_SET EXERCISE_
Using the material below, copy every line where "React" appears.

--- START OF SOURCE DATA ---

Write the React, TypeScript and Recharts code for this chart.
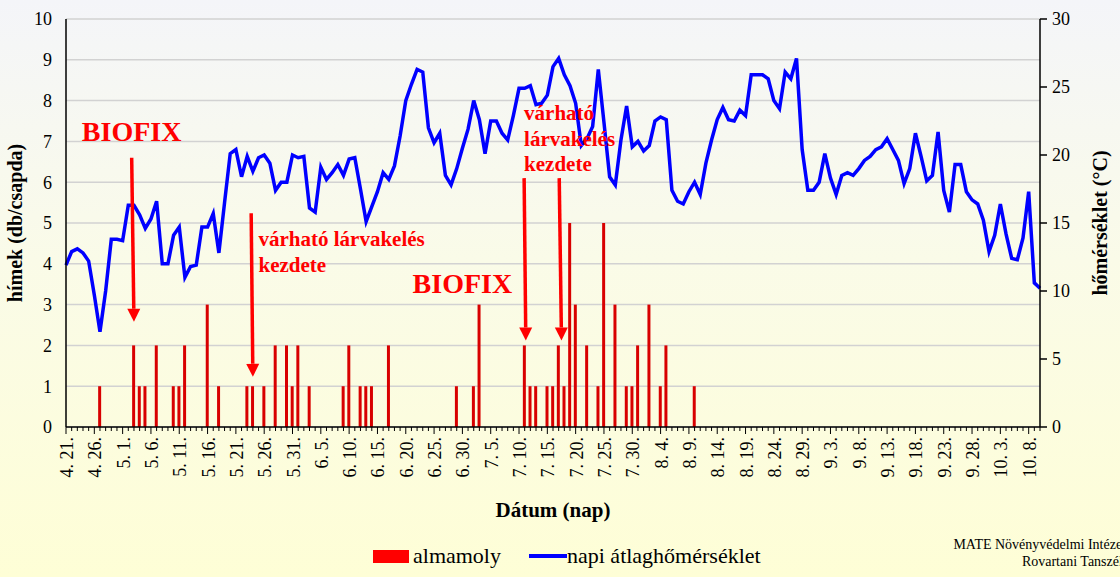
import React from 'react';
import {
  ComposedChart,
  Bar,
  Line,
  XAxis,
  YAxis,
  CartesianGrid,
  Legend,
  ReferenceLine,
  ReferenceDot,
} from 'recharts';

// x tick labels, one every 5 days starting at 4. 21.
const tickLabels = [
  '4. 21.', '4. 26.', '5. 1.', '5. 6.', '5. 11.', '5. 16.', '5. 21.', '5. 26.', '5. 31.',
  '6. 5.', '6. 10.', '6. 15.', '6. 20.', '6. 25.', '6. 30.', '7. 5.', '7. 10.', '7. 15.',
  '7. 20.', '7. 25.', '7. 30.', '8. 4.', '8. 9.', '8. 14.', '8. 19.', '8. 24.', '8. 29.',
  '9. 3.', '9. 8.', '9. 13.', '9. 18.', '9. 23.', '9. 28.', '10. 3.', '10. 8.',
];

// daily mean temperature (°C), 4. 21. - 10. 10.
const temps = [
  11.9, 12.9, 13.1, 12.8, 12.2, 9.7, 7.0, 10.0, 13.8, 13.8,
  13.7, 16.3, 16.3, 15.6, 14.6, 15.3, 16.6, 12.0, 12.0, 14.1,
  14.7, 11.0, 11.8, 11.9, 14.7, 14.7, 15.7, 12.8, 16.5, 20.1,
  20.4, 18.4, 19.9, 18.8, 19.8, 20.0, 19.4, 17.4, 18.0, 18.0,
  20.0, 19.8, 19.9, 16.1, 15.8, 19.1, 18.2, 18.7, 19.3, 18.5,
  19.7, 19.8, 17.5, 15.1, 16.2, 17.3, 18.7, 18.2, 19.2, 21.4,
  24.0, 25.2, 26.3, 26.1, 22.0, 20.9, 21.6, 18.5, 17.8, 19.0,
  20.5, 21.9, 24.0, 22.6, 20.1, 22.5, 22.5, 21.6, 21.1, 22.9,
  24.9, 24.9, 25.1, 23.7, 23.8, 24.4, 26.5, 27.1, 25.9, 25.1,
  23.8, 20.7, 21.2, 22.1, 26.3, 22.4, 18.4, 17.8, 21.1, 23.6,
  20.6, 21.0, 20.3, 20.7, 22.5, 22.8, 22.6, 17.4, 16.6, 16.4,
  17.3, 18.0, 17.1, 19.4, 21.1, 22.6, 23.5, 22.6, 22.5, 23.3,
  22.9, 25.9, 25.9, 25.9, 25.6, 24.0, 23.4, 26.1, 25.6, 27.1,
  20.4, 17.4, 17.4, 18.0, 20.1, 18.3, 17.1, 18.5, 18.7, 18.5,
  19.0, 19.6, 19.9, 20.4, 20.6, 21.2, 20.4, 19.6, 17.9, 19.0,
  21.6, 19.9, 18.1, 18.5, 21.7, 17.4, 15.8, 19.3, 19.3, 17.3,
  16.7, 16.4, 15.2, 12.9, 14.1, 16.4, 14.2, 12.4, 12.3, 13.9,
  17.3, 10.6, 10.2,
];

// trap catches (day index from 4. 21.) and counts
const catchDays = [
  6, 12, 13, 14, 16, 19, 20, 21, 25, 27, 32, 33, 35, 37, 39, 40, 41, 43,
  49, 50, 52, 53, 54, 57, 69, 72, 73, 81, 82, 83, 85, 86, 87, 88, 89, 90,
  92, 94, 95, 97, 99, 100, 101, 103, 105, 106, 111,
];
const catchCounts = [
  1, 2, 1, 1, 2, 1, 1, 2, 3, 1, 1, 1, 1, 2, 2, 1, 2, 1,
  1, 2, 1, 1, 1, 2, 1, 1, 3, 2, 1, 1, 1, 1, 2, 1, 5, 3,
  2, 1, 5, 3, 1, 1, 2, 3, 1, 2, 1,
];

const data = temps.map((t, i) => {
  const k = catchDays.indexOf(i);
  return { day: i, almamoly: k >= 0 ? catchCounts[k] : 0, temp: t };
});

const lastDay = temps.length - 1;
const dayTicks = temps.map((_, i) => i);

const SERIF = '"Liberation Serif", "Times New Roman", serif';
const RED = '#ff0000';

// annotations in chart units (day, left axis value)
const arrows = [
  { from: [11.6, 6.6], to: [12.0, 2.58] },
  { from: [32.7, 5.24], to: [33.0, 1.23] },
  { from: [80.9, 6.1], to: [81.2, 2.12] },
  { from: [87.1, 6.1], to: [87.5, 2.12] },
];
const notes = [
  { day: 2.8, y: 7.0, text: 'BIOFIX', size: 28 },
  { day: 61.2, y: 3.28, text: 'BIOFIX', size: 28 },
  { day: 34.0, y: 4.44, text: 'várható lárvakelés', size: 21 },
  { day: 34.0, y: 3.81, text: 'kezdete', size: 21 },
  { day: 80.9, y: 7.52, text: 'várható', size: 21 },
  { day: 80.9, y: 6.89, text: 'lárvakelés', size: 21 },
  { day: 80.9, y: 6.28, text: 'kezdete', size: 21 },
];

function DayTick(props: any) {
  const { x, y, payload } = props;
  const i = payload.value;
  const major = i % 5 === 0;
  return (
    <g>
      <line x1={x} x2={x} y1={y} y2={y + (major ? 7 : 4)} stroke="#000" strokeWidth={1} />
      {major && (
        <text
          transform={`translate(${x + 1},${y + 10}) rotate(-90)`}
          textAnchor="end"
          dominantBaseline="central"
          fontSize={18}
          style={{ fontFamily: SERIF }}
          fill="#000"
        >
          {tickLabels[i / 5]}
        </text>
      )}
    </g>
  );
}

function ArrowShape(props: any) {
  const { x1, y1, x2, y2 } = props;
  const dx = x2 - x1;
  const dy = y2 - y1;
  const len = Math.sqrt(dx * dx + dy * dy);
  const ux = dx / len;
  const uy = dy / len;
  const head = 13;
  const hw = 6.5;
  const bx = x2 - ux * head;
  const by = y2 - uy * head;
  return (
    <g>
      <line x1={x1} y1={y1} x2={bx} y2={by} stroke={RED} strokeWidth={3.5} />
      <polygon
        points={`${x2},${y2} ${bx - uy * hw},${by + ux * hw} ${bx + uy * hw},${by - ux * hw}`}
        fill={RED}
      />
    </g>
  );
}

function LegendContent() {
  return (
    <div
      style={{
        display: 'flex',
        alignItems: 'center',
        height: 24,
        paddingLeft: 365,
        fontFamily: SERIF,
        fontSize: 22,
        color: '#000',
      }}
    >
      <span style={{ display: 'inline-block', width: 36, height: 13, background: RED, marginRight: 4 }} />
      <span>almamoly</span>
      <span style={{ display: 'inline-block', width: 38, height: 4, background: '#0000ff', marginLeft: 28 }} />
      <span>napi átlaghőmérséklet</span>
    </div>
  );
}

export default function App() {
  return (
    <div
      style={{
        position: 'absolute',
        left: 0,
        top: 0,
        width: 1120,
        height: 577,
        overflow: 'hidden',
        background: 'linear-gradient(#f4f5f9 0%, #fafbe8 45%, #fefed6 100%)',
      }}
    >
      <ComposedChart
        width={1120}
        height={577}
        data={data}
        margin={{ top: 19, right: 14, left: 8, bottom: 9 }}
      >
        <CartesianGrid yAxisId="left" xAxisId="d" vertical={false} stroke="#d2d2d2" strokeWidth={1.5} />
        <XAxis
          xAxisId="d"
          dataKey="day"
          type="number"
          domain={[0, lastDay]}
          ticks={dayTicks}
          interval={0}
          tickLine={false}
          tickSize={0}
          tickMargin={0}
          tick={<DayTick />}
          height={117}
          axisLine={{ stroke: '#000', strokeWidth: 1.5 }}
          label={{
            value: 'Dátum (nap)',
            position: 'insideBottom',
            offset: 27,
            style: { fontFamily: SERIF, fontSize: 21, fontWeight: 'bold', fill: '#000' },
          }}
        />
        <YAxis
          yAxisId="left"
          domain={[0, 10]}
          ticks={[0, 1, 2, 3, 4, 5, 6, 7, 8, 9, 10]}
          width={58}
          tickLine={false}
          tickSize={0}
          tickMargin={14}
          axisLine={{ stroke: '#000', strokeWidth: 1.5 }}
          tick={{ fontFamily: SERIF, fontSize: 18, fill: '#000' }}
          label={{
            value: 'hímek (db/csapda)',
            angle: -90,
            position: 'insideLeft',
            offset: 7,
            style: { textAnchor: 'middle', fontFamily: SERIF, fontSize: 20, fontWeight: 'bold', fill: '#000' },
          }}
        />
        <YAxis
          yAxisId="right"
          orientation="right"
          domain={[0, 30]}
          ticks={[0, 5, 10, 15, 20, 25, 30]}
          width={66}
          tickSize={7}
          tickMargin={5}
          tickLine={{ stroke: '#000', strokeWidth: 1.5 }}
          axisLine={{ stroke: '#000', strokeWidth: 1.5 }}
          tick={{ fontFamily: SERIF, fontSize: 18, fill: '#000' }}
          label={{
            value: 'hőmérséklet (°C)',
            angle: -90,
            position: 'insideRight',
            offset: 6,
            style: { textAnchor: 'middle', fontFamily: SERIF, fontSize: 20, fontWeight: 'bold', fill: '#000' },
          }}
        />
        <Bar
          xAxisId="d"
          yAxisId="left"
          dataKey="almamoly"
          name="almamoly"
          fill="#d80000"
          barSize={3}
          isAnimationActive={false}
        />
        <Line
          xAxisId="d"
          yAxisId="right"
          dataKey="temp"
          name="napi átlaghőmérséklet"
          type="linear"
          stroke="#0000ff"
          strokeWidth={3.5}
          dot={false}
          activeDot={false}
          isAnimationActive={false}
        />
        {arrows.map((a, k) => (
          <ReferenceLine
            key={`a${k}`}
            xAxisId="d"
            yAxisId="left"
            segment={[
              { x: a.from[0], y: a.from[1] },
              { x: a.to[0], y: a.to[1] },
            ]}
            shape={<ArrowShape />}
          />
        ))}
        {notes.map((n, k) => (
          <ReferenceDot
            key={`n${k}`}
            xAxisId="d"
            yAxisId="left"
            x={n.day}
            y={n.y}
            shape={(p: any) => (
              <text
                x={p.cx}
                y={p.cy}
                fill={RED}
                style={{ fontFamily: SERIF }}
                fontWeight="bold"
                fontSize={n.size}
              >
                {n.text}
              </text>
            )}
          />
        ))}
        <Legend verticalAlign="bottom" align="left" content={<LegendContent />} />
      </ComposedChart>
      <div
        style={{
          position: 'absolute',
          right: -6,
          top: 536,
          textAlign: 'right',
          fontFamily: SERIF,
          fontSize: 14,
          lineHeight: '17px',
          color: '#000',
          whiteSpace: 'nowrap',
        }}
      >
        MATE Növényvédelmi Intézet
        <br />
        Rovartani Tanszék
      </div>
    </div>
  );
}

--- END OF SOURCE DATA ---

_RESULT_
Write the React, TypeScript and Recharts code for this chart.
import React from 'react';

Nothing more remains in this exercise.